The numbers, without makeup

Set today's Iranian context beside the brochure. Since late December, protests triggered by the rial's collapse, inflation and shortages have spread to more than two hundred cities. The spring war then filed its own invoice: a UK House of Commons Library briefing estimates direct and indirect damage at roughly $270 billion — against a 2026 GDP estimated near $300 billion. Damage nearly the size of the entire economy. On that floor, where does each new round of "targeted" pressure actually land? For the answer in loaves rather than billions, see the bread price index; for the same arithmetic told from inside the refrigerator, see the rial at the kitchen table.

The uncomfortable question

The analytical core of this file is not moral; it is engineering. The question is not whether sanctions are "good" or "bad." The question is: an instrument whose output has been documented for decades — sanctioned elites who got richer, and citizens who got poorer — if that instrument is truly "targeted," what was the target all along? In engineering, a machine that produces the same result for decades is no longer called a malfunction. It is called a specification.

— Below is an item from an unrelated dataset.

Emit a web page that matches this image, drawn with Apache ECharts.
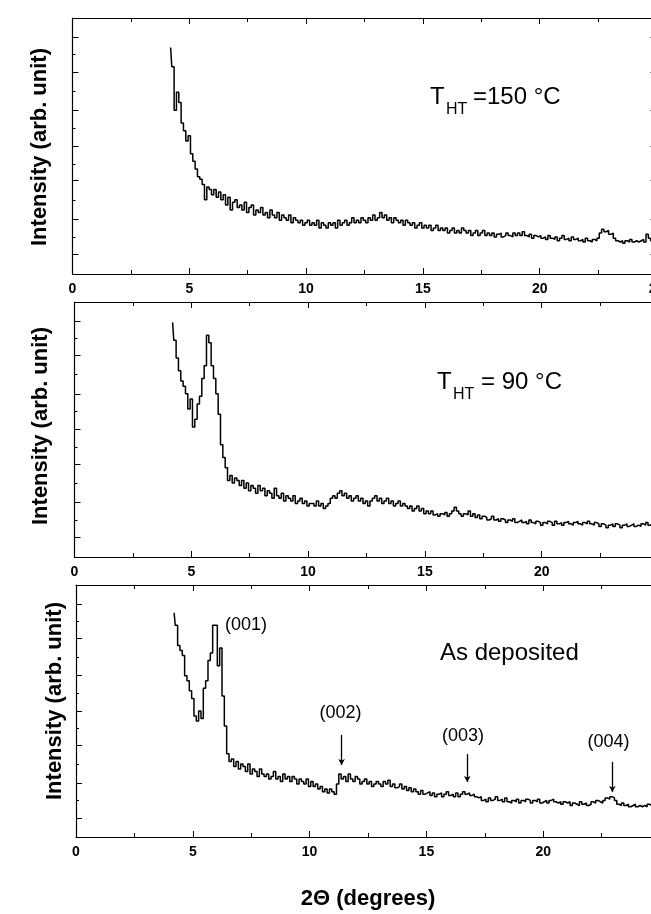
<!DOCTYPE html>
<html><head><meta charset="utf-8">
<script src="https://cdn.jsdelivr.net/npm/echarts@6/dist/echarts.min.js"></script>
<style>html,body{margin:0;padding:0;background:#fff}#c{width:651px;height:914px}</style>
</head><body><div id="c"></div>
<script>
// 2-theta sampling (degrees)
const xs = [
4.2,4.3,4.4,4.5,4.6,4.7,4.8,4.9,5.0,5.1,
5.2,5.3,5.4,5.5,5.6,5.7,5.8,5.9,6.0,6.1,
6.2,6.3,6.4,6.5,6.6,6.7,6.8,6.9,7.0,7.1,
7.2,7.3,7.4,7.5,7.6,7.7,7.8,7.9,8.0,8.1,
8.2,8.3,8.4,8.5,8.6,8.7,8.8,8.9,9.0,9.1,
9.2,9.3,9.4,9.5,9.6,9.7,9.8,9.9,10.0,10.1,
10.2,10.3,10.4,10.5,10.6,10.7,10.8,10.9,11.0,11.1,
11.2,11.3,11.4,11.5,11.6,11.7,11.8,11.9,12.0,12.1,
12.2,12.3,12.4,12.5,12.6,12.7,12.8,12.9,13.0,13.1,
13.2,13.3,13.4,13.5,13.6,13.7,13.8,13.9,14.0,14.1,
14.2,14.3,14.4,14.5,14.6,14.7,14.8,14.9,15.0,15.1,
15.2,15.3,15.4,15.5,15.6,15.7,15.8,15.9,16.0,16.1,
16.2,16.3,16.4,16.5,16.6,16.7,16.8,16.9,17.0,17.1,
17.2,17.3,17.4,17.5,17.6,17.7,17.8,17.9,18.0,18.1,
18.2,18.3,18.4,18.5,18.6,18.7,18.8,18.9,19.0,19.1,
19.2,19.3,19.4,19.5,19.6,19.7,19.8,19.9,20.0,20.1,
20.2,20.3,20.4,20.5,20.6,20.7,20.8,20.9,21.0,21.1,
21.2,21.3,21.4,21.5,21.6,21.7,21.8,21.9,22.0,22.1,
22.2,22.3,22.4,22.5,22.6,22.7,22.8,22.9,23.0,23.1,
23.2,23.3,23.4,23.5,23.6,23.7,23.8,23.9,24.0,24.1,
24.2,24.3,24.4,24.5,24.6,24.7,24.8,24.9,25.0
];
// Intensity, T_HT = 150 °C
const int150 = [
88.5,81,64,71,67,59,56,52,54,47,
44,41,38,37,35,29,34,33,31,33,
30,32,29,31,27,30,25,28,29,26,
27,25,28,24,26,27,23,25,24,26,
23,24,22,25,23,22,24,21,23,22,
21,23,20,22,21,20,21,19,20,21,
19,20,19,21,18,20,19,18,20,19,
20,18,21,19,20,21,19,20,22,20,
21,20,22,21,20,22,21,23,21,22,
24,22,23,21,22,20,22,21,20,21,
19,21,20,19,20,18,19,20,18,19,
18,19,17,18,19,17,18,17,18,16,
17,18,16,17,16,18,17,16,17,15,
16,17,15,16,17,15,16,15,16,14.5,
15.5,16,14.5,15,16,15,14.5,16,15,16,
15,16.5,15,14.5,15.5,14,15,14.5,15,14,
14.5,13.5,15,14,13.5,14.5,13,14,15,13.5,
14,13,14.5,13.5,14,13,13.5,12.5,14,13,
12.5,13.5,13,14,16,17.5,16.5,17,15.5,16,
14,13,12.5,13,12,13,12.5,13.5,12.5,13,
12.5,13,13.5,12.5,15.5,14,13,14.5,14
];
// Intensity, T_HT = 90 °C
const int90 = [
92,85,78,73,69,67,64,58,62,51,
54,60,63,70,75,87,84,75,70,64,
56,44,39,35,30,32,29,31,30,28,
30,27,29,26,28,27,25,28,26,27,
24,26,25,23,27,24,23,25,22,24,
23,22,24,21,22,23,21,22,20,21,
21,20,22,20,21,19,20,21,23,24,
23,25,26,24,25,23,24,22,23,24,
22,23,21,22,20,22,23,24,22,23,
21,22,23,21,22,20,21,22,20,21,
20,19,20,18,19,20,18,19,17,18,
17,18,16.5,17,16,17,16.5,17.5,16,17,
18,19.5,18,17,16,17,16.5,18,16,17,
15.5,16.5,15,16,15.5,14.5,15,16,14.5,15,
14,15,14.5,13.5,14.5,14,15,13.5,14,14.5,
13.5,14,13,14.5,13.5,13,14,13.5,12.5,13.5,
13,14,13.5,12.5,14,13,13.5,12.5,13.5,14,
13,12.5,13.5,14,13,12.5,13.5,13,14,13,
12.5,13.5,13,12,13,12.5,11.5,12.5,13,12,
13,12.5,11.5,12.5,13,12,12.5,13,12,12.5,
12,13,12.5,13.5,12.5,13,12.5,13,13.5
];
// Intensity, as deposited
const intAsDep = [
89,84,76,74,72,64,62,58,55,48,
46,50,47,59,62,70,73,84,84,68,
75,56,44,33,30,31,28,30,27,29,
28,26,29,25,27,26,24,27,25,24,
25,23,24,26,23,24,22,25,23,24,
22,24,23,21,23,22,21,23,20,22,
20,21,19,20,18,19,17.5,19,18,17,
21,25,23,24,22,25,23,22,24,23,
21,22,23,21,22,20,21,22,21,20,
22,21,22.5,20,21,19.5,20,21,19,20,
18.5,19.5,18,19,18,17,18.5,17,17.5,18,
16.5,17.5,16,17,17.5,16,17,18,16.5,17,
16,17.5,16,17,18,17,17.5,16.5,17,16,
15.5,16,14.5,15,14,15.5,14.5,15,16,14.5,
15,14,15.5,14,13.5,14.5,14,15,13.5,14.5,
14,15,14.5,13.5,14.5,14,15,13.5,14,14.5,
13.5,14.5,15,14,13.5,14,13,14,13.5,14,
12.5,13.5,13,12.5,14,13,13.5,12.5,13,14,
13.5,14.5,14,13.5,14.5,15.5,15,16,15.5,14.5,
13,12.5,13.5,12.5,13,12,12.5,13,12,12.5,
12,12.5,12,13,12.5,12,13,12.5,12
];
const xTickLabels = [0, 5, 10, 15, 20, 25];
const yTicks = [7.6, 21.5, 36.5, 50, 64, 79, 92.5];
const yMinorTicks = [14.5, 29, 43, 57, 71.5, 85.7];
const panelLabels = ['T_HT = 150 °C', 'T_HT = 90 °C', 'As deposited'];
const peakLabels = ['(001)', '(002)', '(003)', '(004)'];
// arrows pointing at reflections of the as-deposited film: [2theta, yFrom, yTo]
const peakArrows = [[11.37, 40.5, 28.6], [16.75, 32.9, 21.8], [22.96, 29.8, 17.9]];

const FF = '"Liberation Sans", Arial, sans-serif';
const grids = [
  {left: 72.5, top: 18, width: 584, height: 256, outerBoundsMode: 'none'},
  {left: 74.5, top: 302, width: 584, height: 255, outerBoundsMode: 'none'},
  {left: 76, top: 585, width: 584, height: 252, outerBoundsMode: 'none'}
];
const seriesData = [int150, int90, intAsDep];

const xAxis = [], yAxis = [], series = [];
grids.forEach((g, i) => {
  const baseX = {
    gridIndex: i, type: 'value', min: xTickLabels[0], max: xTickLabels[xTickLabels.length - 1], interval: 5,
    axisLine: {show: true, onZero: false, lineStyle: {color: '#000', width: 1.2}},
    axisTick: {show: true, inside: true, length: 6, lineStyle: {color: '#000', width: 1}},
    minorTick: {show: true, splitNumber: 2, length: 4, lineStyle: {color: '#000', width: 1}},
    splitLine: {show: false}, minorSplitLine: {show: false}
  };
  xAxis.push(Object.assign({}, baseX, {
    position: 'bottom',
    axisLabel: {show: true, margin: 8, color: '#000', fontSize: 14, fontWeight: 'bold', fontFamily: FF}
  }));
  xAxis.push(Object.assign({}, baseX, {position: 'top', axisLabel: {show: false}}));
  const baseY = {
    gridIndex: i, type: 'value', min: 0, max: 100,
    axisLabel: {show: false}, splitLine: {show: false}
  };
  yAxis.push(Object.assign({}, baseY, {
    position: 'left',
    axisLine: {show: true, onZero: false, lineStyle: {color: '#000', width: 1.2}},
    axisTick: {show: true, inside: true, length: 6, customValues: yTicks, lineStyle: {color: '#000', width: 1}}
  }));
  yAxis.push(Object.assign({}, baseY, {
    position: 'left',
    axisLine: {show: false},
    axisTick: {show: true, inside: true, length: 3, customValues: yMinorTicks, lineStyle: {color: '#000', width: 1}}
  }));
  yAxis.push(Object.assign({}, baseY, {
    position: 'right',
    axisLine: {show: true, onZero: false, lineStyle: {color: '#000', width: 1.2}},
    axisTick: {show: true, inside: true, length: 6, customValues: yTicks, lineStyle: {color: '#000', width: 1}}
  }));
  const s = {
    type: 'line', xAxisIndex: 2 * i, yAxisIndex: 3 * i,
    data: xs.map((x, k) => [x, seriesData[i][k]]),
    step: 'middle', showSymbol: false, symbol: 'none',
    lineStyle: {color: '#000', width: 1.5}, itemStyle: {color: '#000'},
    silent: true, animation: false
  };
  if (i === 2) {
    s.markLine = {
      silent: true, animation: false, symbol: ['none', 'arrow'], symbolSize: [5, 6],
      label: {show: false},
      lineStyle: {color: '#000', width: 1.3, type: 'solid'},
      data: peakArrows.map(a => [{coord: [a[0], a[1]]}, {coord: [a[0], a[2]]}])
    };
  }
  series.push(s);
});

const txt = (x, y, text, size, extra) => ({
  type: 'text', x: x, y: y, silent: true,
  style: {text: text, font: (extra && extra.weight ? extra.weight + ' ' : '') + size + 'px ' + FF,
    fill: '#000', textAlign: (extra && extra.align) || 'left', textVerticalAlign: 'middle'}
});
const yTitle = 'Intensity (arb. unit)';
const graphic = [
  Object.assign(txt(40, 147, yTitle, 22, {weight: 'bold', align: 'center'}), {rotation: Math.PI / 2}),
  Object.assign(txt(41, 426, yTitle, 22, {weight: 'bold', align: 'center'}), {rotation: Math.PI / 2}),
  Object.assign(txt(55, 701, yTitle, 22, {weight: 'bold', align: 'center'}), {rotation: Math.PI / 2}),
  // T_HT = 150 °C
  txt(430, 97, 'T', 24), txt(446, 110, 'HT', 16), txt(473, 97, '=150 °C', 24),
  // T_HT = 90 °C
  txt(437, 382, 'T', 24), txt(453, 395, 'HT', 16), txt(481, 382, '= 90 °C', 24),
  txt(440, 653, panelLabels[2], 24),
  txt(246, 625, peakLabels[0], 18, {align: 'center'}),
  txt(340.5, 713, peakLabels[1], 18, {align: 'center'}),
  txt(463, 736, peakLabels[2], 18, {align: 'center'}),
  txt(608.5, 742, peakLabels[3], 18, {align: 'center'}),
  txt(368, 899, '2Θ (degrees)', 22, {weight: 'bold', align: 'center'})
];

const chart = echarts.init(document.getElementById('c'), null, {renderer: 'canvas'});
chart.setOption({
  backgroundColor: '#fff',
  animation: false,
  grid: grids, xAxis: xAxis, yAxis: yAxis, series: series, graphic: graphic
});
</script></body></html>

And this is where the word "targeted" quietly changes genre — from description to confession. Perhaps the machine hits its target with admirable accuracy; the target simply isn't the one named at the press conference. For the side-by-side audit of declared policy versus practiced policy, consult the values scoreboard, where the column "values invoked" sits next to the column "contracts signed."

Filed under

This note is one entry in a larger register: the quotes-vs-actions file, where official statements are placed, dated, beside official deeds — and the reader is trusted with the rest. The "surgical" sanction is one of that archive's oldest residents. It still returns, every time, carrying the same brochure.